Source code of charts
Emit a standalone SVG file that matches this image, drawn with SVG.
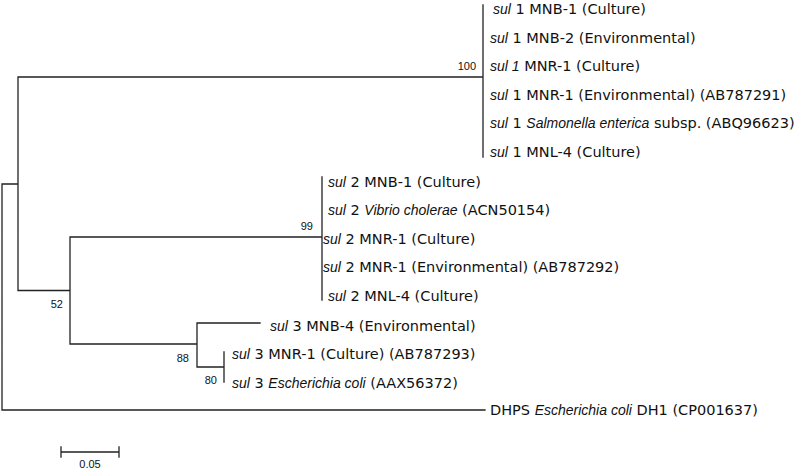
<svg xmlns="http://www.w3.org/2000/svg" width="797" height="469" viewBox="0 0 797 469">
<style>
.br{stroke:#222;stroke-width:1.3;fill:none;stroke-linecap:square}
.lb{font-family:"DejaVu Sans","Liberation Sans",sans-serif;font-size:14.5px;fill:#111}
.bs{font-family:"Liberation Sans",Arial,sans-serif;font-size:11px;fill:#111}
.i{font-family:"Liberation Sans",Arial,sans-serif;font-style:italic;font-size:14px}
</style>
<rect width="797" height="469" fill="#fff"/>
<g id="connectors">
<path class="br" d="M2,184 V410 M2,184 H18 M18,77 V290.5 M18,77 H483 M483,5 V157 M18,290.5 H70 M70,237 V344 M70,237 H322 M322,177 V300 M70,344 H197 M197,323 V367 M197,323 H260 M197,367 H224 M224,352 V382 M2,410 H485"/>
</g>
<g id="sul1-clade">
<text class="bs" x="476" y="70" text-anchor="end">100</text>
<text class="lb" x="493" y="14"><tspan class="i">sul</tspan> 1 MNB-1 (Culture)</text>
<text class="lb" x="490" y="42.5"><tspan class="i">sul</tspan> 1 MNB-2 (Environmental)</text>
<text class="lb" x="490" y="71"><tspan class="i">sul 1</tspan> MNR-1 (Culture)</text>
<text class="lb" x="490" y="99.5"><tspan class="i">sul</tspan> 1 MNR-1 (Environmental) (AB787291)</text>
<text class="lb" x="490" y="128"><tspan class="i">sul</tspan> 1 <tspan class="i">Salmonella enterica</tspan> subsp. (ABQ96623)</text>
<text class="lb" x="490" y="156.5"><tspan class="i">sul</tspan> 1 MNL-4 (Culture)</text>
</g>
<g id="sul2-clade">
<text class="bs" x="313" y="230" text-anchor="end">99</text>
<text class="lb" x="328" y="186.5"><tspan class="i">sul</tspan> 2 MNB-1 (Culture)</text>
<text class="lb" x="328" y="215"><tspan class="i">sul</tspan> 2 <tspan class="i">Vibrio cholerae</tspan> (ACN50154)</text>
<text class="lb" x="323" y="243.5"><tspan class="i">sul</tspan> 2 MNR-1 (Culture)</text>
<text class="lb" x="323" y="272"><tspan class="i">sul</tspan> 2 MNR-1 (Environmental) (AB787292)</text>
<text class="lb" x="328" y="300.5"><tspan class="i">sul</tspan> 2 MNL-4 (Culture)</text>
</g>
<g id="node-52">
<text class="bs" x="63" y="308" text-anchor="end">52</text>
</g>
<g id="sul3-clade">
<text class="bs" x="189" y="362" text-anchor="end">88</text>
<text class="bs" x="217" y="384" text-anchor="end">80</text>
<text class="lb" x="270" y="330.5"><tspan class="i">sul</tspan> 3 MNB-4 (Environmental)</text>
<text class="lb" x="232" y="359"><tspan class="i">sul</tspan> 3 MNR-1 (Culture) (AB787293)</text>
<text class="lb" x="232" y="387.5"><tspan class="i">sul</tspan> 3 <tspan class="i">Escherichia coli</tspan> (AAX56372)</text>
</g>
<g id="outgroup">
<text class="lb" x="490" y="414.5">DHPS <tspan class="i">Escherichia coli</tspan> DH1 (CP001637)</text>
</g>
<g id="scale-bar">
<path class="br" d="M61,452 H119 M61,447 V457 M119,447 V457"/>
<text class="bs" x="90" y="468" text-anchor="middle">0.05</text>
</g>
</svg>
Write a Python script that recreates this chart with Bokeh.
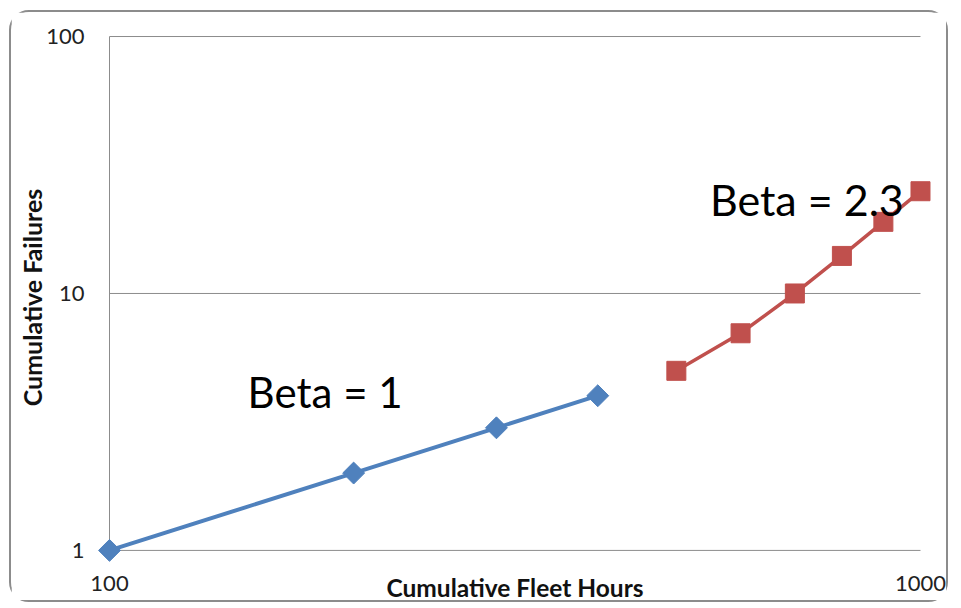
import math
from bokeh.plotting import figure
from bokeh.models import ColumnDataSource, Range1d, FixedTicker, BasicTickFormatter, Label
from bokeh.embed import file_html
from bokeh.resources import INLINE

# ---- data ----
blue_hours = [100, 200, 300, 400]
blue_failures = [1, 2, 3, 4]
red_hours = [500, 600, 700, 800, 900, 1000]
red_failures = [5, 7, 10, 14, 19, 25]
x_ticks = [100, 1000]
y_ticks = [1, 10, 100]
x_title = "Cumulative Fleet Hours"
y_title = "Cumulative Failures"
label_blue = "Beta = 1"
label_red = "Beta = 2.3"

BLUE = "#4F81BD"
RED = "#C0504D"
GRID = "#8c8c8c"
FONT = "Lato"

# pad ranges a little so corner markers are not clipped (pixels / pixels-per-decade)
xpad = 10 ** (12 / 810)
ypad_lo = 10 ** (12 / 255)
ypad_hi = 10 ** (4 / 255)

p = figure(width=939, height=592, output_backend="svg", toolbar_location=None,
           x_axis_type="log", y_axis_type="log",
           x_range=Range1d(x_ticks[0] / xpad, x_ticks[-1] * xpad),
           y_range=Range1d(y_ticks[0] / ypad_lo, y_ticks[-1] * ypad_hi),
           min_border_left=86, min_border_top=20, min_border_right=18, min_border_bottom=42)
p.styles = {"border": "2px solid #8c8c8c", "border-radius": "20px",
            "margin-left": "9px", "margin-top": "10px", "vertical-align": "top"}
p.outline_line_color = None
p.background_fill_color = "white"
p.border_fill_color = "white"
p.xgrid.grid_line_color = None
p.ygrid.grid_line_color = None

# gridlines and axis lines drawn from the tick lists
p.segment(x0=[x_ticks[0]] * len(y_ticks), x1=[x_ticks[-1]] * len(y_ticks),
          y0=y_ticks, y1=y_ticks, line_color=GRID, line_width=1)
p.segment(x0=[x_ticks[0]], x1=[x_ticks[0]], y0=[y_ticks[0]], y1=[y_ticks[-1]],
          line_color=GRID, line_width=1)

for ax in (p.xaxis[0], p.yaxis[0]):
    ax.formatter = BasicTickFormatter()
    ax.axis_line_color = None
    ax.major_tick_line_color = None
    ax.minor_tick_line_color = None
    ax.major_label_text_font = FONT
    ax.major_label_text_font_size = "22px"
    ax.major_label_text_color = "#222222"
    ax.axis_label_text_font = FONT
    ax.axis_label_text_font_style = "bold"
    ax.axis_label_text_color = "#111111"

p.xaxis[0].axis_label_text_font_size = "24.5px"
p.yaxis[0].axis_label_text_font_size = "25px"
p.xaxis[0].ticker = FixedTicker(ticks=x_ticks)
p.yaxis[0].ticker = FixedTicker(ticks=y_ticks)
p.xaxis[0].major_label_standoff = 7
p.yaxis[0].major_label_standoff = 7
p.xaxis[0].axis_label = x_title
p.yaxis[0].axis_label = y_title
p.xaxis[0].axis_label_standoff = -21
p.yaxis[0].axis_label_standoff = -4

blue_src = ColumnDataSource(dict(x=blue_hours, y=blue_failures))
red_src = ColumnDataSource(dict(x=red_hours, y=red_failures))

p.line("x", "y", source=blue_src, line_color=BLUE, line_width=4)
p.scatter("x", "y", source=blue_src, marker="square", angle=math.pi / 4, size=15.5,
          fill_color=BLUE, line_color=BLUE)
p.line("x", "y", source=red_src, line_color=RED, line_width=3.5)
p.scatter("x", "y", source=red_src, marker="square", size=19,
          fill_color=RED, line_color=RED)

p.add_layout(Label(x=148, y=4.14, text=label_blue, text_font=FONT, text_font_size="42px",
                   text_baseline="alphabetic", text_align="left", text_color="#000000"))
p.add_layout(Label(x=550, y=23.2, text=label_red, text_font=FONT, text_font_size="43px",
                   text_baseline="alphabetic", text_align="left", text_color="#000000"))

open("out.html", "w").write(file_html(p, INLINE))
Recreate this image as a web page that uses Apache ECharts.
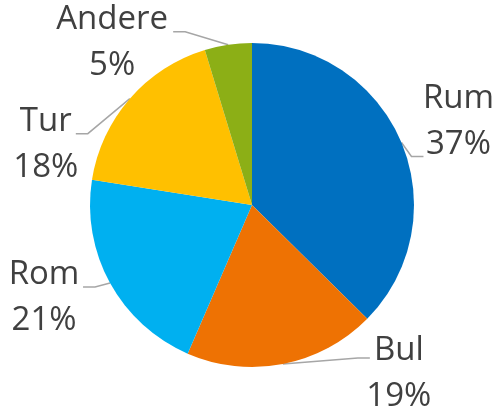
<!DOCTYPE html>
<html>
<head>
<meta charset="utf-8">
<script src="https://cdn.jsdelivr.net/npm/echarts@6/dist/echarts.min.js"></script>
<style>
  html, body { margin: 0; background: #fff; }
  #chart { width: 496px; height: 411px; }
</style>
</head>
<body>
<div id="chart"></div>
<script>
const regions = ['Rum', 'Bul', 'Rom', 'Tur', 'Andere']
const shares = [37.4, 19.1, 21.0, 17.8, 4.7]
const colors = ['#0070C0', '#EE7203', '#00B0F0', '#FFC000', '#8CAF16']

// label placement in px, relative to the slice's rim midpoint (from the pie layout)
const labelCenter = [[57, -21], [116, 10], [-66, 15], [-84, 46], [-116, -2]]
const leaderEnd = [[22, 14], [87, -6], [-27, 4], [-54, 35], [-55, -13]]
const STUB = 12

const chart = echarts.init(document.getElementById('chart'))

chart.setOption({
  animation: false,
  color: colors,
  series: [{
    type: 'pie',
    center: [252, 205],
    radius: 162,
    startAngle: 90,
    clockwise: true,
    avoidLabelOverlap: false,
    data: regions.map((name, i) => ({ name, value: shares[i] })),
    itemStyle: { borderWidth: 0 },
    label: {
      show: true,
      position: 'outside',
      formatter: (p) => p.name + '\n' + Math.round(p.value) + '%',
      fontFamily: '"Open Sans", sans-serif',
      fontSize: 33,
      lineHeight: 46,
      color: '#404040'
    },
    labelLine: {
      show: true,
      length: 10,
      length2: 10,
      lineStyle: { color: '#A6A6A6', width: 1.5 }
    },
    emphasis: { disabled: true },
    labelLayout: (p) => {
      const pts = p.labelLinePoints
      if (!pts) return {}
      const [ex, ey] = pts[0]
      const c = labelCenter[p.dataIndex]
      const e = leaderEnd[p.dataIndex]
      const endX = ex + e[0]
      const endY = ey + e[1]
      const kneeX = endX + (e[0] > 0 ? -STUB : STUB)
      return {
        x: ex + c[0],
        y: ey + c[1],
        align: 'center',
        verticalAlign: 'middle',
        labelLinePoints: [[ex, ey], [kneeX, endY], [endX, endY]]
      }
    }
  }]
})
</script>
</body>
</html>
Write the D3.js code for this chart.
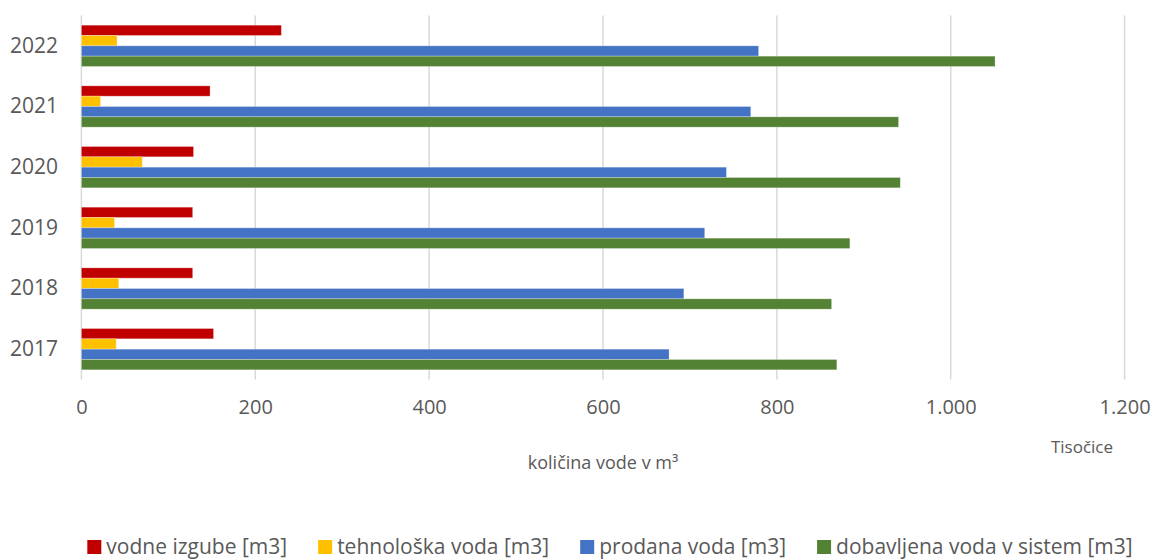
<!DOCTYPE html>
<html>
<head>
<meta charset="utf-8">
<script src="https://cdn.jsdelivr.net/npm/d3@7"></script>
<style>
  html, body { margin: 0; padding: 0; background: #ffffff; }
  svg { display: block; }
  text { font-family: "Open Sans", "Noto Sans", sans-serif; fill: #595959; }
</style>
</head>
<body>
<svg id="chart" width="1154" height="559"></svg>
<script>
// ---- data ----
const years = ["2017", "2018", "2019", "2020", "2021", "2022"];
const seriesNames = ["vodne izgube [m3]", "tehnološka voda [m3]", "prodana voda [m3]", "dobavljena voda v sistem [m3]"];
const seriesColors = ["#C00000", "#FFC000", "#4472C4", "#548235"];
const vodneIzgube   = [152, 128, 128, 129, 148, 230];
const tehnoloskaVoda = [40, 43, 38, 70, 22, 41];
const prodanaVoda   = [676, 693, 717, 742, 770, 779];
const dobavljenaVoda = [869, 863, 884, 942, 940, 1051];
const xTicks = [0, 200, 400, 600, 800, 1000, 1200];
const xTickLabels = ["0", "200", "400", "600", "800", "1.000", "1.200"];
const xAxisTitle = "količina vode v m³";
const unitLabel = "Tisočice";

const seriesValues = [vodneIzgube, tehnoloskaVoda, prodanaVoda, dobavljenaVoda];

// ---- layout ----
const svg = d3.select("#chart");
const plotLeft = 81.4, plotRight = 1124.6, plotTop = 15.5, plotBottom = 379.5;

const x = d3.scaleLinear().domain([0, 1200]).range([plotLeft, plotRight]);
const y0 = d3.scaleBand()
  .domain(years.slice().reverse())
  .range([plotTop, plotBottom])
  .paddingInner(0.319)
  .paddingOuter(0.1595);
const y1 = d3.scaleBand()
  .domain(d3.range(seriesNames.length))
  .range([0, y0.bandwidth()]);

// gridlines
svg.append("g")
  .selectAll("line")
  .data(xTicks)
  .join("line")
  .attr("x1", d => x(d)).attr("x2", d => x(d))
  .attr("y1", plotTop).attr("y2", plotBottom)
  .attr("stroke", "#d9d9d9")
  .attr("stroke-width", 1.5);

// x tick labels via axis
const xAxis = d3.axisBottom(x)
  .tickValues(xTicks)
  .tickFormat((d, i) => xTickLabels[i])
  .tickSize(0)
  .tickPadding(0);
const gx = svg.append("g")
  .attr("transform", `translate(0, 400)`)
  .call(xAxis);
gx.select(".domain").remove();
gx.selectAll("text")
  .attr("dy", "0.71em")
  .attr("y", 0)
  .style("font-size", "20px")
  .style("font-family", "'Open Sans', sans-serif")
  .attr("fill", "#595959");

// y labels via axis
const yAxis = d3.axisLeft(y0).tickSize(0).tickPadding(0);
const gy = svg.append("g")
  .attr("transform", `translate(58, 0)`)
  .call(yAxis);
gy.select(".domain").remove();
gy.selectAll("text")
  .style("font-size", "21px")
  .style("font-family", "'Open Sans', sans-serif")
  .attr("fill", "#595959");

// bars
const rows = [];
years.forEach((yr, i) => {
  seriesValues.forEach((vals, s) => {
    rows.push({ year: yr, s: s, value: vals[i] });
  });
});

svg.append("g")
  .selectAll("rect")
  .data(rows)
  .join("rect")
  .attr("x", x(0))
  .attr("y", d => y0(d.year) + y1(d.s))
  .attr("width", d => x(d.value) - x(0))
  .attr("height", y1.bandwidth())
  .attr("fill", d => seriesColors[d.s])
  .attr("stroke", "rgba(255,255,255,0.35)")
  .attr("stroke-width", 0.8);

// axis titles
svg.append("text")
  .attr("x", 1082).attr("y", 453)
  .attr("text-anchor", "middle")
  .style("font-size", "17px")
  .text(unitLabel);

svg.append("text")
  .attr("x", 603).attr("y", 469)
  .attr("text-anchor", "middle")
  .style("font-size", "18px")
  .text(xAxisTitle);

// legend
const legend = svg.append("g");
let cx = 0;
seriesNames.forEach((name, i) => {
  const g = legend.append("g").attr("transform", `translate(${cx},0)`);
  g.append("rect").attr("x", 0).attr("y", -14).attr("width", 14).attr("height", 14)
    .attr("fill", seriesColors[i]);
  const t = g.append("text").attr("x", 19).attr("y", 0)
    .style("font-size", "21px")
    .text(name);
  const w = t.node().getComputedTextLength();
  cx += 19 + w + 31;
});
const totalW = cx - 31;
legend.attr("transform", `translate(${610 - totalW / 2}, 554)`);
</script>
</body>
</html>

→ **What is being asked**
Output exactly the lines above, from the line with "Write a Python" to the line with "from bokeh.resources import INLINE", both included; skip the pictures.

→ **Full output**
Write a Python script that recreates this chart with Bokeh.
import math
from bokeh.plotting import figure
from bokeh.models import ColumnDataSource, Range1d, FixedTicker, BasicTickFormatter, Label
from bokeh.embed import file_html
from bokeh.resources import INLINE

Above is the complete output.